The First Visit – You’ve Got This!
How does therapy help?
There are many benefits to seeking therapy.
If you are seeking new methods to manage an emotional concern, support for transition, or to feel more motivated? Therapy can be an asset to you! It can help you build skills to better manage unwanted symptoms, triggers, and responses. It can also offer you increased coping skills and open your eyes to new ways of dealing with situations, and awaken feelings of inner strength that you may not have been aware of before.
Therapy offers problem-solving skills, provides support, and helps you work through life changes, allowing you to see your circumstances as a personal growth opportunity instead of a barrier or an obstacle.
Some specific skills therapy can provide are:
- Emotional management, including, but not limited to feelings which impact your management of everyday life.
- Coping mechanisms to allow you to work through situations which typically cause you anxiety or avoidance.
- Stress-management techniques to apply to deal with stress, such as with your job, school, health, friends or family. .

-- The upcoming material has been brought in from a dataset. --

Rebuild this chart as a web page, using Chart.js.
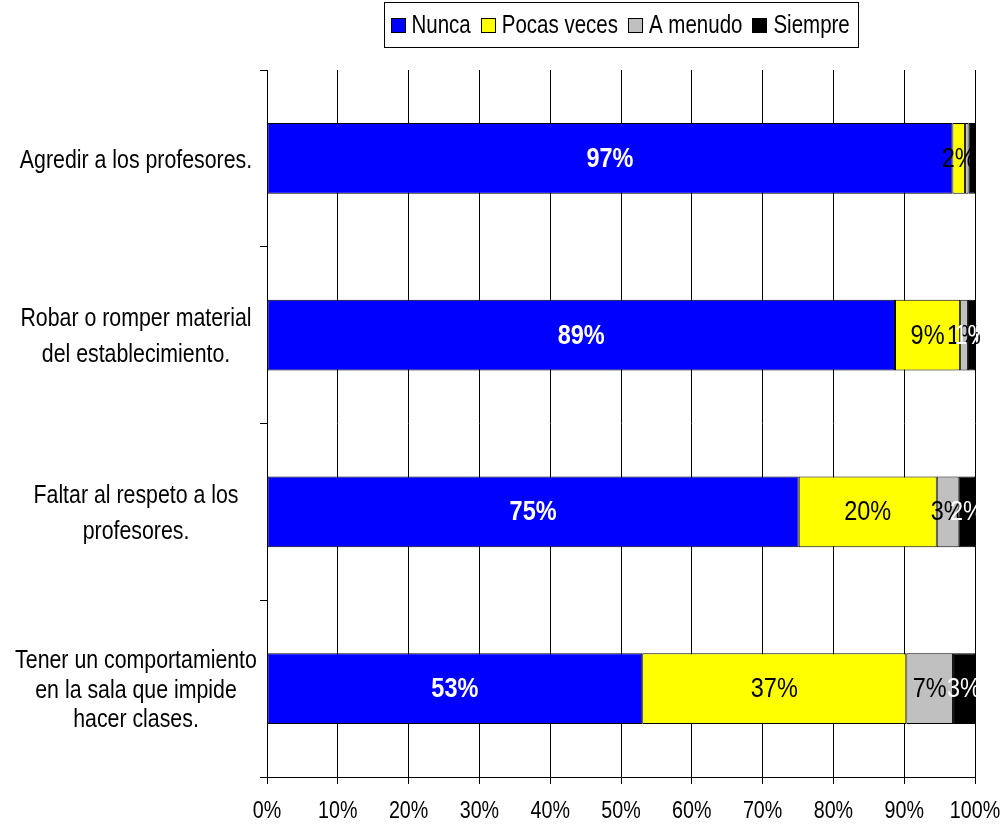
<!DOCTYPE html>
<html>
<head>
<meta charset="utf-8">
<script src="https://cdn.jsdelivr.net/npm/chart.js@4.4.1/dist/chart.umd.min.js"></script>
<style>
  html, body { margin: 0; padding: 0; background: #fff; }
  #wrap { width: 1005px; height: 827px; }
</style>
</head>
<body>
<div id="wrap"><canvas id="chart" width="1005" height="827"></canvas></div>
<script>
(function () {
    "use strict";

    var FONT = "'Liberation Sans', Arial, sans-serif";
    var SQUEEZE = 0.82; // the reference text is a narrow face

    // categories (top to bottom)
    var categories = [
        ["Agredir a los profesores."],
        ["Robar o romper material", "del establecimiento."],
        ["Faltar al respeto a los", "profesores."],
        ["Tener un comportamiento", "en la sala que impide", "hacer clases."]
    ];

    var seriesNames = ["Nunca", "Pocas veces", "A menudo", "Siempre"];
    var seriesColors = ["#0000ff", "#ffff00", "#c0c0c0", "#000000"];
    var labelColors = ["#ffffff", "#000000", "#000000", "#ffffff"];
    var labelBold = [true, false, false, false];

    // percentages per category
    var nunca = [96.8, 88.7, 75.1, 53.0];
    var pocasVeces = [1.8, 9.2, 19.5, 37.3];
    var aMenudo = [0.5, 1.1, 3.1, 6.6];
    var siempre = [0.9, 1.0, 2.3, 3.1];

    var tickValues = [0, 10, 20, 30, 40, 50, 60, 70, 80, 90, 100];

    var seriesData = [nunca, pocasVeces, aMenudo, siempre];

    var datasets = seriesData.map(function (d, i) {
        return {
            label: seriesNames[i],
            data: d,
            backgroundColor: seriesColors[i],
            borderColor: "#000000",
            borderWidth: 1,
            borderSkipped: false,
            barPercentage: 0.4,
            categoryPercentage: 1.0
        };
    });

    function narrowText(ctx, text, x, y, align, font, color, squeeze) {
        ctx.save();
        ctx.font = font;
        ctx.fillStyle = color;
        ctx.textAlign = align;
        ctx.textBaseline = "middle";
        ctx.translate(x, y);
        ctx.scale(squeeze || SQUEEZE, 1);
        ctx.fillText(text, 0, 0);
        ctx.restore();
    }

    function narrowWidth(ctx, text, font) {
        ctx.save();
        ctx.font = font;
        var w = ctx.measureText(text).width * SQUEEZE;
        ctx.restore();
        return w;
    }

    // value labels inside the bars
    var valueLabels = {
        id: "valueLabels",
        afterDatasetsDraw: function (chart) {
            var ctx = chart.ctx;
            chart.data.datasets.forEach(function (ds, i) {
                var meta = chart.getDatasetMeta(i);
                meta.data.forEach(function (bar, j) {
                    var v = ds.data[j];
                    if (v < 1) return;
                    var cx = (bar.x + bar.base) / 2;
                    var font = (labelBold[i] ? "bold " : "") + "27px " + FONT;
                    narrowText(ctx, Math.round(v) + "%", cx, bar.y + 1, "center", font, labelColors[i], 0.87);
                });
            });
        }
    };

    // axis texts drawn narrow, placed by the scales
    var axisTexts = {
        id: "axisTexts",
        afterDraw: function (chart) {
            var ctx = chart.ctx;
            var xs = chart.scales.x, ys = chart.scales.y;
            var tickFont = "24px " + FONT;
            tickValues.forEach(function (v) {
                narrowText(ctx, v + "%", xs.getPixelForValue(v), 811, "center", tickFont, "#000");
            });
            var catFont = "26px " + FONT;
            categories.forEach(function (lines, i) {
                var yc = ys.getPixelForValue(i) + 2;
                var step = lines.length > 2 ? 29.5 : 36;
                var y0 = yc - step * (lines.length - 1) / 2;
                lines.forEach(function (line, k) {
                    narrowText(ctx, line, 136, y0 + k * step, "center", catFont, "#000");
                });
            });
        }
    };

    // boxed legend centred over the plot area
    var boxLegend = {
        id: "boxLegend",
        afterDraw: function (chart) {
            var ctx = chart.ctx;
            var area = chart.chartArea;
            var font = "25px " + FONT;
            var sq = 14, gapText = 7, gapItem = 10, padL = 6, padR = 9;
            var widths = seriesNames.map(function (n) { return narrowWidth(ctx, n, font); });
            var total = padL + padR;
            widths.forEach(function (w, i) {
                total += sq + gapText + w + (i < widths.length - 1 ? gapItem : 0);
            });
            var left = Math.round((area.left + area.right) / 2 - total / 2) + 0.5;
            var top = 2.5, h = 45;
            ctx.save();
            ctx.strokeStyle = "#000";
            ctx.lineWidth = 1;
            ctx.strokeRect(left, top, Math.round(total), h);
            var x = left + padL;
            var cy = top + h / 2;
            seriesNames.forEach(function (n, i) {
                var sx = Math.round(x) + 0.5;
                var sy = Math.round(cy - sq / 2) + 0.5;
                ctx.fillStyle = seriesColors[i];
                ctx.fillRect(sx, sy, sq, sq);
                ctx.strokeRect(sx, sy, sq, sq);
                narrowText(ctx, n, x + sq + gapText, cy + 1, "left", font, "#000");
                x += sq + gapText + widths[i] + gapItem;
            });
            ctx.restore();
        }
    };

    new Chart(document.getElementById("chart").getContext("2d"), {
        type: "bar",
        data: { labels: categories, datasets: datasets },
        plugins: [valueLabels, axisTexts, boxLegend],
        options: {
            indexAxis: "y",
            responsive: false,
            animation: false,
            devicePixelRatio: 1,
            layout: { padding: { top: 70, right: 30, left: 0, bottom: 0 } },
            plugins: {
                legend: { display: false },
                tooltip: { enabled: false },
                title: { display: false }
            },
            scales: {
                x: {
                    stacked: true,
                    min: 0,
                    max: 100,
                    afterBuildTicks: function (scale) {
                        scale.ticks = tickValues.map(function (v) { return { value: v }; });
                    },
                    afterFit: function (scale) { scale.height = 50; },
                    grid: {
                        color: "#000000",
                        lineWidth: 1,
                        tickLength: 7,
                        drawOnChartArea: true
                    },
                    border: { color: "#000000", width: 1 },
                    ticks: { display: false }
                },
                y: {
                    stacked: true,
                    afterFit: function (scale) { scale.width = 267; },
                    grid: {
                        offset: true,
                        color: "#000000",
                        tickLength: 7,
                        drawOnChartArea: false
                    },
                    border: { color: "#000000", width: 1 },
                    ticks: { display: false }
                }
            }
        }
    });
})();
</script>
</body>
</html>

- Skills and techniques to help you better navigate parent- child, or caregiver relationships.
- Coaching and strategies to enact when you encounter larger social situations or public speaking, or higher level responsibilities or tasks that have been previous barriers to moving up in your career!

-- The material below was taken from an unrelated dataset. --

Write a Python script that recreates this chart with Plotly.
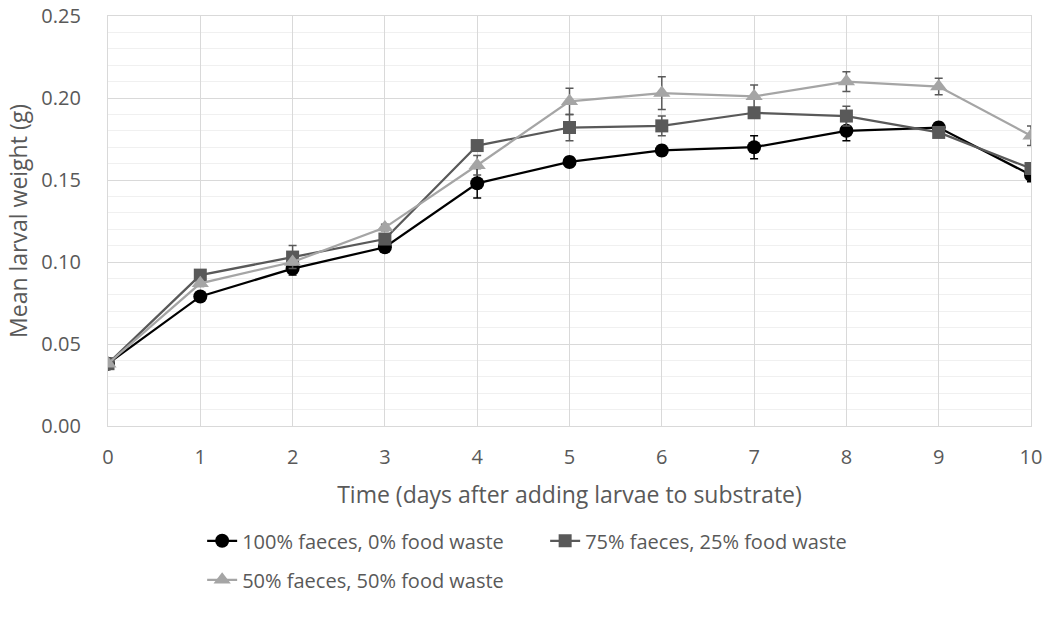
import plotly.graph_objects as go

days = [0, 1, 2, 3, 4, 5, 6, 7, 8, 9, 10]

names = ["100% faeces, 0% food waste", "75% faeces, 25% food waste", "50% faeces, 50% food waste"]

w100 = [0.038, 0.079, 0.096, 0.109, 0.148, 0.161, 0.168, 0.170, 0.180, 0.182, 0.153]
e100 = [0.001, 0.002, 0.004, 0.002, 0.009, 0.003, 0.003, 0.007, 0.006, 0.003, 0.004]

w75 = [0.038, 0.092, 0.103, 0.114, 0.171, 0.182, 0.183, 0.191, 0.189, 0.179, 0.157]
e75 = [0.001, 0.002, 0.007, 0.002, 0.003, 0.008, 0.006, 0.003, 0.006, 0.003, 0.003]

w50 = [0.038, 0.087, 0.100, 0.121, 0.159, 0.198, 0.203, 0.201, 0.210, 0.207, 0.177]
e50 = [0.001, 0.002, 0.002, 0.002, 0.006, 0.008, 0.010, 0.007, 0.006, 0.005, 0.006]

FONT = "Open Sans"
TXT = "#595959"
GRID = "#d9d9d9"

fig = go.Figure()

specs = [
    (w100, e100, "#000000", "#000000", "circle", 14, "legend"),
    (w75, e75, "#595959", "#595959", "square", 13, "legend"),
    (w50, e50, "#a5a5a5", "#595959", "triangle-up", 15, "legend2"),
]
for (vals, errs, col, ecol, sym, ms, lg), nm in zip(specs, names):
    fig.add_trace(go.Scatter(
        x=days, y=vals, name=nm, mode="lines+markers",
        line=dict(color=col, width=2.25),
        marker=dict(symbol=sym, size=ms, color=col),
        error_y=dict(type="data", array=errs, visible=True, color=ecol, thickness=1.5, width=4),
        legend=lg,
    ))

fig.update_layout(
    width=1046, height=625,
    margin=dict(l=108, r=15, t=16, b=199),
    plot_bgcolor="white", paper_bgcolor="white",
    font=dict(family=FONT, size=20, color=TXT),
    xaxis=dict(
        range=[0, 10], tickmode="linear", tick0=0, dtick=1,
        showgrid=True, gridcolor=GRID, gridwidth=1.3,
        showline=True, mirror=True, linecolor=GRID, linewidth=1.3,
        zeroline=False, ticks="", automargin=False,
        tickfont=dict(size=20, color=TXT), ticklabelstandoff=13,
        title=dict(text="Time (days after adding larvae to substrate)", font=dict(size=23, color=TXT), standoff=17),
    ),
    yaxis=dict(
        range=[0, 0.25], tickmode="linear", tick0=0, dtick=0.05, tickformat=".2f",
        showgrid=True, gridcolor=GRID, gridwidth=1.3,
        showline=True, mirror=True, linecolor=GRID, linewidth=1.3,
        minor=dict(dtick=0.01, showgrid=True, gridcolor="#f0f0f0", gridwidth=1),
        zeroline=False, ticks="", automargin=False,
        tickfont=dict(size=20, color=TXT), ticklabelstandoff=22,
        title=dict(text="Mean larval weight (g)", font=dict(size=23, color=TXT), standoff=7),
    ),
    legend=dict(
        orientation="h", x=0.102, xanchor="left", y=-0.28, yanchor="middle",
        font=dict(size=20, color=TXT), bgcolor="rgba(0,0,0,0)",
        entrywidth=298, entrywidthmode="pixels", traceorder="normal",
    ),
    legend2=dict(
        orientation="h", x=0.102, xanchor="left", y=-0.375, yanchor="middle",
        font=dict(size=20, color=TXT), bgcolor="rgba(0,0,0,0)",
    ),
)

fig.write_html("out.html")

- Improving self-care, self-confidence, and strategies that no longer allow feelings about self image to stand in your way of anything .
- Improving communication, listening, and the ability to speak up for yourself.
- Identifying and utilizing your skills, strengths, and positive attributes and building skills to quiet your inner negative thoughts.
- Finding a resolution to the issues, and unwanted symptoms that originally led you to therapy.
- Gaining a sense of confidence and a clear plan toward your personal success!
While the decision to begin therapy is an individual choice, in many regards it may be helpful for everyone. As you can see, there is a wide variety of reasons to begin therapy. They range from significant emotional needs to help managing daily stress, to transitional periods in life. Success/Treatment plans will vary based on your individual circumstances.
What to expect on your first visit?
Your first therapy session has two main goals:
1. Assess your circumstances
We will take the first meeting to assess your current circumstances. While my areas of expertise may be consistent with your reasons for coming to therapy, we will address the specific areas that are unique to you, and your current circumstances. From there, we will be able to better determine what type of therapy is right for you, what it will entail, and what it will look like for you in terms of fitting it into your day-to-day life. In addition, I may provide you with actions to complete outside of our therapy sessions, such as practice a certain technique, or read an article, as it is important you take on an active role in your healing.
2. Build a relationship
Our first session will be more like a two way interview. I’ll get to know you, and you’ll get to know me. I will ask you questions to help me better understand your core issues and concerns, as well as your history in terms of other events in your life, family, childhood, and career. However, you are welcome to ask questions too. In order for therapy to be successful, it is important to establish a client/therapist relationship that is supportive and honest. The quality of our therapeutic alliance has a great impact on the success of your overall therapy goals. In our sessions and contacts, you can expect the following:
- You can expect to be treated with compassion, empathy, respect, and understanding.
- You can expect to be presented with someone who is available to listen to you and listen to your interpretation of what you are currently experiencing.
- You can expect to receive knowledgeable and scientifically backed techniques and information to assist you in overcoming your mental health related struggles.
- You can expect to arrive in a safe, supportive, and confidential space (virtual) unless In-person on site .
- You can expect to receive real strategies and techniques you can use to enact positive changes on your life.
Is therapy confidential?
As a general rule, all therapy sessions are confidential and anything you discuss with your therapist will remain between the two of you, unless you request otherwise. This is as per protection rules by law, which all therapists legally need to follow, and no information from the session can be disclosed without prior written consent from the client.
There are exceptions to this law however, and the therapist can disclose information from the session to legal authorities or appointed persons if any of the following are true:
- The therapist suspects abuse to a child, dependent adult, or an elder, or are made aware of domestic abuse. These situations all require the therapist to notify law authorities immediately.
- If the therapist suspects an individual has caused, or is threatening to cause severe bodily harm to another person, therapists are required to report it to the police.
- If an individual intends to harm himself or herself, expressing to the therapist for example, plans for suicide. While the therapist will attempt to work through this in the therapy session, if it appears to be unresolved or the client does not cooperate, additional action may need to be taken to ensure the safety of the client
- * Confidentiality is also reviewed in practice policy given prior to first session.